[WORK INSTRUCTIONS] Each entry below must be repeated exactly, with pictures left out.

[INPUT FOR THIS TASK]
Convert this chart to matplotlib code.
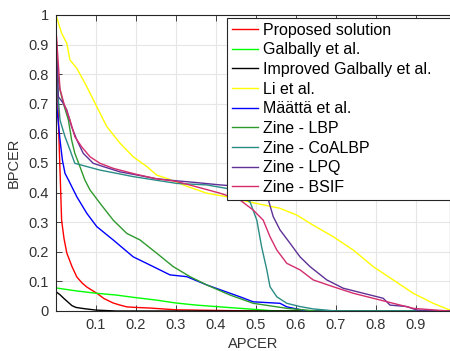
import numpy as np
import matplotlib
matplotlib.use("Agg")
import matplotlib.pyplot as plt

### DATA ###

labels = ["Proposed solution", "Galbally et al.", "Improved Galbally et al.", "Li et al.",
          "M\u00e4\u00e4tt\u00e4 et al.", "Zine - LBP", "Zine - CoALBP", "Zine - LPQ", "Zine - BSIF"]
colors = ["#ff0000", "#00ff00", "#000000", "#ffff00", "#0000ff",
          "#2e9a2e", "#2a8c86", "#5e3196", "#d42d6e"]

proposed_x = [0.0, 0.003, 0.007, 0.010, 0.014, 0.020, 0.027, 0.040, 0.052, 0.065, 0.077, 0.090, 0.102,
              0.120, 0.143, 0.160, 0.177, 0.200, 0.235, 0.300, 0.400, 0.500, 0.985]
proposed_y = [0.98, 0.80, 0.60, 0.476, 0.307, 0.245, 0.196, 0.150, 0.115, 0.095, 0.081, 0.070, 0.060,
              0.042, 0.027, 0.020, 0.014, 0.012, 0.010, 0.004, 0.002, 0.0, 0.0]

galbally_x = [0.0, 0.010, 0.050, 0.100, 0.150, 0.200, 0.250, 0.300, 0.350, 0.400, 0.450, 0.500, 0.550, 0.985]
galbally_y = [0.078, 0.076, 0.068, 0.060, 0.054, 0.045, 0.037, 0.027, 0.020, 0.015, 0.010, 0.005, 0.0, 0.0]

improved_x = [0.0, 0.010, 0.020, 0.030, 0.040, 0.050, 0.070, 0.100, 0.150, 0.985]
improved_y = [0.065, 0.055, 0.042, 0.030, 0.018, 0.012, 0.008, 0.003, 0.0, 0.0]

li_x = [0.0, 0.014, 0.027, 0.035, 0.052, 0.077, 0.102, 0.127, 0.160, 0.193, 0.227, 0.252, 0.281,
        0.330, 0.377, 0.427, 0.481, 0.560, 0.602, 0.643, 0.693, 0.743, 0.793, 0.843, 0.893, 0.943, 0.985]
li_y = [1.0, 0.939, 0.904, 0.848, 0.820, 0.758, 0.690, 0.623, 0.567, 0.521, 0.488, 0.459, 0.446,
        0.420, 0.398, 0.386, 0.369, 0.347, 0.324, 0.290, 0.251, 0.206, 0.150, 0.105, 0.060, 0.026, 0.003]

maatta_x = [0.0, 0.002, 0.010, 0.016, 0.0225, 0.031, 0.052, 0.077, 0.102, 0.143, 0.193, 0.243, 0.285,
            0.327, 0.377, 0.435, 0.460, 0.493, 0.560, 0.577, 0.627, 0.985]
maatta_y = [0.80, 0.69, 0.578, 0.51, 0.465, 0.443, 0.386, 0.330, 0.285, 0.240, 0.183, 0.150, 0.122,
            0.116, 0.088, 0.060, 0.048, 0.031, 0.026, 0.014, 0.0, 0.0]

lbp_x = [0.0, 0.006, 0.010, 0.018, 0.031, 0.039, 0.047, 0.060, 0.072, 0.085, 0.110, 0.143, 0.177, 0.210,
         0.252, 0.293, 0.335, 0.377, 0.435, 0.493, 0.577, 0.650, 0.985]
lbp_y = [0.90, 0.78, 0.747, 0.703, 0.645, 0.578, 0.533, 0.487, 0.443, 0.409, 0.364, 0.307, 0.262, 0.240,
         0.195, 0.150, 0.116, 0.088, 0.054, 0.026, 0.009, 0.0, 0.0]

coalbp_x = [0.0, 0.002, 0.010, 0.0225, 0.035, 0.047, 0.077, 0.110, 0.152, 0.193, 0.250, 0.302, 0.377,
            0.427, 0.485, 0.502, 0.514, 0.527, 0.535, 0.552, 0.577, 0.610, 0.643, 0.700, 0.985]
coalbp_y = [0.88, 0.78, 0.645, 0.589, 0.544, 0.499, 0.488, 0.476, 0.465, 0.454, 0.442, 0.431, 0.426,
            0.414, 0.369, 0.307, 0.217, 0.139, 0.082, 0.048, 0.026, 0.015, 0.007, 0.0, 0.0]

lpq_x = [0.0, 0.006, 0.018, 0.027, 0.039, 0.052, 0.068, 0.093, 0.118, 0.160, 0.200, 0.250, 0.300,
         0.350, 0.410, 0.470, 0.520, 0.531, 0.543, 0.560, 0.585, 0.610, 0.635, 0.677, 0.718, 0.768,
         0.818, 0.835, 0.877, 0.902, 0.985]
lpq_y = [0.93, 0.724, 0.702, 0.679, 0.623, 0.578, 0.533, 0.499, 0.488, 0.470, 0.460, 0.447, 0.440,
         0.434, 0.426, 0.420, 0.410, 0.375, 0.319, 0.274, 0.229, 0.183, 0.150, 0.105, 0.077, 0.060,
         0.043, 0.020, 0.015, 0.003, 0.0]

bsif_x = [0.0, 0.010, 0.020, 0.035, 0.047, 0.064, 0.085, 0.110, 0.143, 0.200, 0.250, 0.300, 0.350,
          0.410, 0.460, 0.493, 0.518, 0.535, 0.552, 0.577, 0.610, 0.643, 0.693, 0.743, 0.793, 0.843,
          0.893, 0.950, 0.985]
bsif_y = [0.95, 0.75, 0.70, 0.645, 0.589, 0.555, 0.521, 0.499, 0.482, 0.462, 0.447, 0.438, 0.420,
          0.398, 0.375, 0.341, 0.307, 0.251, 0.206, 0.161, 0.139, 0.105, 0.082, 0.060, 0.043, 0.026,
          0.009, 0.003, 0.0]

curves = [(proposed_x, proposed_y), (galbally_x, galbally_y), (improved_x, improved_y), (li_x, li_y),
          (maatta_x, maatta_y), (lbp_x, lbp_y), (coalbp_x, coalbp_y), (lpq_x, lpq_y), (bsif_x, bsif_y)]

### PLOT ###

plt.rcParams['font.family'] = ['Liberation Sans', 'DejaVu Sans']

fig = plt.figure(figsize=(4.5, 3.51), dpi=100)
ax = fig.add_axes([56 / 450, 40 / 351, 394 / 450, 296 / 351])

for (xs, ys), lab, col in zip(curves, labels, colors):
    ax.plot(xs, ys, color=col, lw=1.0, label=lab)

ax.set_xlim(0, 0.985)
ax.set_ylim(0, 1)
ax.set_xticks(np.arange(0.1, 0.95, 0.1))
ax.set_xticklabels([f"{v:.1f}" for v in np.arange(0.1, 0.95, 0.1)])
ax.set_yticks(np.arange(0, 1.05, 0.1))
ax.set_yticklabels(["0"] + [f"{v:.1f}" for v in np.arange(0.1, 0.95, 0.1)] + ["1"])

ax.grid(True, color="#e6e6e6", linewidth=0.8)
ax.set_axisbelow(True)
ax.tick_params(direction="in", length=4, width=0.6, colors="#262626", labelsize=10.5,
               labelcolor="#333333", top=True, right=False, pad=5)
for s in ax.spines.values():
    s.set_color("#262626")
    s.set_linewidth(0.8)

ax.set_xlabel("APCER", fontsize=10.5, color="#333333", labelpad=4)
ax.set_ylabel("BPCER", fontsize=10.5, color="#333333", labelpad=6)

leg = ax.legend(loc="upper left", bbox_to_anchor=(227 / 450, 0, 0.6, 1 - 18 / 351),
                bbox_transform=fig.transFigure, mode="expand", fontsize=11.5, frameon=True,
                fancybox=False, handlelength=1.65, handletextpad=0.28, labelspacing=0.29,
                borderpad=0.3, borderaxespad=0)
leg.get_frame().set_edgecolor("#262626")
leg.get_frame().set_linewidth(0.8)
leg.get_frame().set_alpha(1)

plt.savefig("out.png", dpi=100)
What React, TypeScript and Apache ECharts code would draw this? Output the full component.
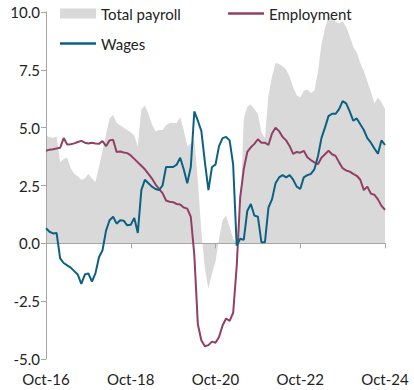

[CORRECT RESPONSE]
Convert this chart to matplotlib code.
import numpy as np
import matplotlib
matplotlib.use("Agg")
import matplotlib.pyplot as plt

### DATA ###

labels = ["Proposed solution", "Galbally et al.", "Improved Galbally et al.", "Li et al.",
          "M\u00e4\u00e4tt\u00e4 et al.", "Zine - LBP", "Zine - CoALBP", "Zine - LPQ", "Zine - BSIF"]
colors = ["#ff0000", "#00ff00", "#000000", "#ffff00", "#0000ff",
          "#2e9a2e", "#2a8c86", "#5e3196", "#d42d6e"]

proposed_x = [0.0, 0.003, 0.007, 0.010, 0.014, 0.020, 0.027, 0.040, 0.052, 0.065, 0.077, 0.090, 0.102,
              0.120, 0.143, 0.160, 0.177, 0.200, 0.235, 0.300, 0.400, 0.500, 0.985]
proposed_y = [0.98, 0.80, 0.60, 0.476, 0.307, 0.245, 0.196, 0.150, 0.115, 0.095, 0.081, 0.070, 0.060,
              0.042, 0.027, 0.020, 0.014, 0.012, 0.010, 0.004, 0.002, 0.0, 0.0]

galbally_x = [0.0, 0.010, 0.050, 0.100, 0.150, 0.200, 0.250, 0.300, 0.350, 0.400, 0.450, 0.500, 0.550, 0.985]
galbally_y = [0.078, 0.076, 0.068, 0.060, 0.054, 0.045, 0.037, 0.027, 0.020, 0.015, 0.010, 0.005, 0.0, 0.0]

improved_x = [0.0, 0.010, 0.020, 0.030, 0.040, 0.050, 0.070, 0.100, 0.150, 0.985]
improved_y = [0.065, 0.055, 0.042, 0.030, 0.018, 0.012, 0.008, 0.003, 0.0, 0.0]

li_x = [0.0, 0.014, 0.027, 0.035, 0.052, 0.077, 0.102, 0.127, 0.160, 0.193, 0.227, 0.252, 0.281,
        0.330, 0.377, 0.427, 0.481, 0.560, 0.602, 0.643, 0.693, 0.743, 0.793, 0.843, 0.893, 0.943, 0.985]
li_y = [1.0, 0.939, 0.904, 0.848, 0.820, 0.758, 0.690, 0.623, 0.567, 0.521, 0.488, 0.459, 0.446,
        0.420, 0.398, 0.386, 0.369, 0.347, 0.324, 0.290, 0.251, 0.206, 0.150, 0.105, 0.060, 0.026, 0.003]

maatta_x = [0.0, 0.002, 0.010, 0.016, 0.0225, 0.031, 0.052, 0.077, 0.102, 0.143, 0.193, 0.243, 0.285,
            0.327, 0.377, 0.435, 0.460, 0.493, 0.560, 0.577, 0.627, 0.985]
maatta_y = [0.80, 0.69, 0.578, 0.51, 0.465, 0.443, 0.386, 0.330, 0.285, 0.240, 0.183, 0.150, 0.122,
            0.116, 0.088, 0.060, 0.048, 0.031, 0.026, 0.014, 0.0, 0.0]

lbp_x = [0.0, 0.006, 0.010, 0.018, 0.031, 0.039, 0.047, 0.060, 0.072, 0.085, 0.110, 0.143, 0.177, 0.210,
         0.252, 0.293, 0.335, 0.377, 0.435, 0.493, 0.577, 0.650, 0.985]
lbp_y = [0.90, 0.78, 0.747, 0.703, 0.645, 0.578, 0.533, 0.487, 0.443, 0.409, 0.364, 0.307, 0.262, 0.240,
         0.195, 0.150, 0.116, 0.088, 0.054, 0.026, 0.009, 0.0, 0.0]

coalbp_x = [0.0, 0.002, 0.010, 0.0225, 0.035, 0.047, 0.077, 0.110, 0.152, 0.193, 0.250, 0.302, 0.377,
            0.427, 0.485, 0.502, 0.514, 0.527, 0.535, 0.552, 0.577, 0.610, 0.643, 0.700, 0.985]
coalbp_y = [0.88, 0.78, 0.645, 0.589, 0.544, 0.499, 0.488, 0.476, 0.465, 0.454, 0.442, 0.431, 0.426,
            0.414, 0.369, 0.307, 0.217, 0.139, 0.082, 0.048, 0.026, 0.015, 0.007, 0.0, 0.0]

lpq_x = [0.0, 0.006, 0.018, 0.027, 0.039, 0.052, 0.068, 0.093, 0.118, 0.160, 0.200, 0.250, 0.300,
         0.350, 0.410, 0.470, 0.520, 0.531, 0.543, 0.560, 0.585, 0.610, 0.635, 0.677, 0.718, 0.768,
         0.818, 0.835, 0.877, 0.902, 0.985]
lpq_y = [0.93, 0.724, 0.702, 0.679, 0.623, 0.578, 0.533, 0.499, 0.488, 0.470, 0.460, 0.447, 0.440,
         0.434, 0.426, 0.420, 0.410, 0.375, 0.319, 0.274, 0.229, 0.183, 0.150, 0.105, 0.077, 0.060,
         0.043, 0.020, 0.015, 0.003, 0.0]

bsif_x = [0.0, 0.010, 0.020, 0.035, 0.047, 0.064, 0.085, 0.110, 0.143, 0.200, 0.250, 0.300, 0.350,
          0.410, 0.460, 0.493, 0.518, 0.535, 0.552, 0.577, 0.610, 0.643, 0.693, 0.743, 0.793, 0.843,
          0.893, 0.950, 0.985]
bsif_y = [0.95, 0.75, 0.70, 0.645, 0.589, 0.555, 0.521, 0.499, 0.482, 0.462, 0.447, 0.438, 0.420,
          0.398, 0.375, 0.341, 0.307, 0.251, 0.206, 0.161, 0.139, 0.105, 0.082, 0.060, 0.043, 0.026,
          0.009, 0.003, 0.0]

curves = [(proposed_x, proposed_y), (galbally_x, galbally_y), (improved_x, improved_y), (li_x, li_y),
          (maatta_x, maatta_y), (lbp_x, lbp_y), (coalbp_x, coalbp_y), (lpq_x, lpq_y), (bsif_x, bsif_y)]

### PLOT ###

plt.rcParams['font.family'] = ['Liberation Sans', 'DejaVu Sans']

fig = plt.figure(figsize=(4.5, 3.51), dpi=100)
ax = fig.add_axes([56 / 450, 40 / 351, 394 / 450, 296 / 351])

for (xs, ys), lab, col in zip(curves, labels, colors):
    ax.plot(xs, ys, color=col, lw=1.0, label=lab)

ax.set_xlim(0, 0.985)
ax.set_ylim(0, 1)
ax.set_xticks(np.arange(0.1, 0.95, 0.1))
ax.set_xticklabels([f"{v:.1f}" for v in np.arange(0.1, 0.95, 0.1)])
ax.set_yticks(np.arange(0, 1.05, 0.1))
ax.set_yticklabels(["0"] + [f"{v:.1f}" for v in np.arange(0.1, 0.95, 0.1)] + ["1"])

ax.grid(True, color="#e6e6e6", linewidth=0.8)
ax.set_axisbelow(True)
ax.tick_params(direction="in", length=4, width=0.6, colors="#262626", labelsize=10.5,
               labelcolor="#333333", top=True, right=False, pad=5)
for s in ax.spines.values():
    s.set_color("#262626")
    s.set_linewidth(0.8)

ax.set_xlabel("APCER", fontsize=10.5, color="#333333", labelpad=4)
ax.set_ylabel("BPCER", fontsize=10.5, color="#333333", labelpad=6)

leg = ax.legend(loc="upper left", bbox_to_anchor=(227 / 450, 0, 0.6, 1 - 18 / 351),
                bbox_transform=fig.transFigure, mode="expand", fontsize=11.5, frameon=True,
                fancybox=False, handlelength=1.65, handletextpad=0.28, labelspacing=0.29,
                borderpad=0.3, borderaxespad=0)
leg.get_frame().set_edgecolor("#262626")
leg.get_frame().set_linewidth(0.8)
leg.get_frame().set_alpha(1)

plt.savefig("out.png", dpi=100)
What React, TypeScript and Apache ECharts code would draw this? Output the full component.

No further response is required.